Organisations have teams of cyber security professionals and being able to collaborate and understand the organisational needs for data security, industry regulations, frameworks and standards like HIPAA, GDPR and ISO-27001 help a cross-functional team identify and help mitigate any data and IP security risks by planning and designing systems that can or integrate with third-party systems to proactively thwart future attacks.

Customer focus and delivery mindset

The main premise of one of my other posts Empathy is the way to AutomatedOps is that as an engineer, you need to make sure that you have empathy with your customers and have a human centric approach to solve problems. DevOps paradigm is based on the constantly evolving seamless integration of people, processes and technology working together to deliver business goals, increase efficiency and minimise costs. SRE principles go one step further which is harder to achieve unless you can relate to the customers you are working with, internally and externally.

For example, working with developers, being able to understand their day-to-day work patterns, technology stack they work with, technical challenges around code delivery from pipelines, testing and QA all the way to a production release i.e. In essence understanding the SDLC framework adapted by the team or the organisation.
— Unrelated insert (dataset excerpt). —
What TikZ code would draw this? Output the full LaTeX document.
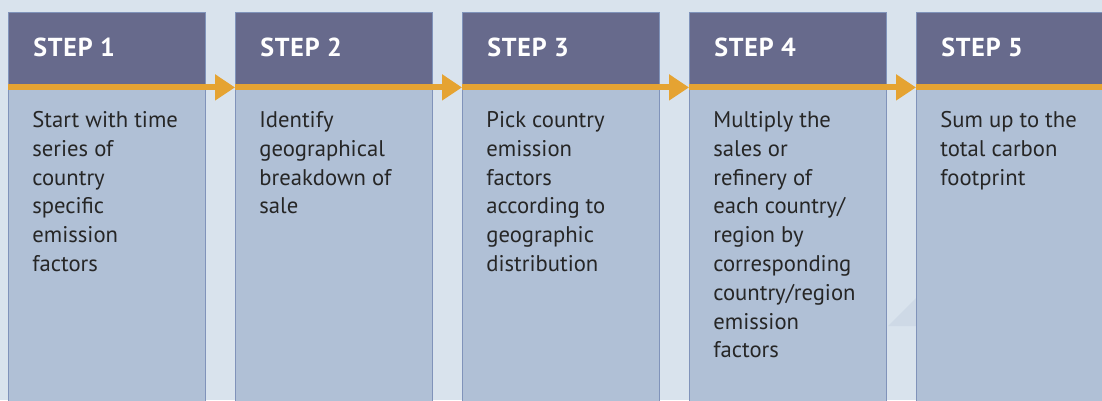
\documentclass[tikz,border=0pt]{standalone}
\usepackage{fontspec}
\setmainfont{PT Sans}
\newfontfamily\headfont[LetterSpace=3]{PT Sans}
\usetikzlibrary{arrows.meta}
\definecolor{pagebg}{HTML}{D9E3ED}
\definecolor{bgshade}{HTML}{CED9E6}
\definecolor{headfill}{HTML}{676A8C}
\definecolor{bodyfill}{HTML}{B0C0D6}
\definecolor{edge}{HTML}{8093BA}
\definecolor{flowline}{HTML}{E5A332}
\definecolor{ink}{HTML}{262626}
\begin{document}
\begin{tikzpicture}
		[x=0.02cm,y=-0.02cm,
		head/.style={rectangle,fill=headfill,draw=edge,line width=0.6pt,anchor=north west,
			minimum width=3.94cm,minimum height=1.48cm,inner sep=0pt},
		body/.style={rectangle,fill=bodyfill,draw=edge,line width=0.6pt,anchor=north west,
			minimum width=3.94cm,minimum height=6.4cm,inner sep=0pt},
		label/.style={anchor=west,inner sep=0pt,text=white,font=\headfont\bfseries\fontsize{14.8}{18}\selectfont},
		say/.style={anchor=north west,inner sep=0pt,align=left,text=ink,font=\fontsize{12.9}{16.4}\selectfont},
		flow/.style={draw=flowline,line width=3.4pt},
		tip/.style={-{Triangle[length=0.4cm,width=0.5cm]}}]
		\useasboundingbox[fill=pagebg] (0,0) rectangle (1102,400);
		% faint shape behind the columns
		\fill[bgshade] (888,326) -- (916,298) -- (916,326) -- cycle;
		% bodies
		\node[body] (body1) at (8,86) {};
		\node[body] (body2) at (235,86) {};
		\node[body] (body3) at (462,86) {};
		\node[body] (body4) at (689,86) {};
		\node[body] (body5) at (916,86) {};
		% headers
		\node[head] (head1) at (8,12) {};
		\node[head] (head2) at (235,12) {};
		\node[head] (head3) at (462,12) {};
		\node[head] (head4) at (689,12) {};
		\node[head] (head5) at (916,12) {};
		\node[label] (name1) at (33,47) {STEP 1};
		\node[label] (name2) at (260,47) {STEP 2};
		\node[label] (name3) at (487,47) {STEP 3};
		\node[label] (name4) at (714,47) {STEP 4};
		\node[label] (name5) at (941,47) {STEP 5};
		% orange line
		\draw[flow,tip] ([yshift=-0.2pt]head1.south west) -- ([yshift=-0.2pt]head2.south west);
		\draw[flow,tip] ([yshift=-0.2pt]head2.south west) -- ([yshift=-0.2pt]head3.south west);
		\draw[flow,tip] ([yshift=-0.2pt]head3.south west) -- ([yshift=-0.2pt]head4.south west);
		\draw[flow,tip] ([yshift=-0.2pt]head4.south west) -- ([yshift=-0.2pt]head5.south west);
		\draw[flow] ([yshift=-0.2pt]head5.south west) -- ([yshift=-0.2pt]head5.south east);
		% texts
		\node[say] (text1) at (32,111) {Start with time\\series of\\country\\specific\\emission\\factors};
		\node[say] (text2) at (259,111) {Identify\\geographical\\breakdown of\\sale};
		\node[say] (text3) at (486,111) {Pick country\\emission\\factors\\according to\\geographic\\distribution};
		\node[say] (text4) at (713,111) {Multiply the\\sales or\\refinery of\\each country/\\region by\\corresponding\\country/region\\emission\\factors};
		\node[say] (text5) at (940,111) {Sum up to the\\total carbon\\footprint};
\end{tikzpicture}
\end{document}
In case of working with Product owners and scrum masters, being part of the ceremonies, understanding the needs of the sprint, communication on commitment, estimation and delivery of stories as well as finding priorities based on major milestones is an important skill.

Conclusion

I hope through this post you have gained an insight on how different skillsets make up the paradigms of SRE and DevOps engineering principles, a diverse, challenging yet valuable endeavour and the impacts it has on the delivery of software projects and the modern world.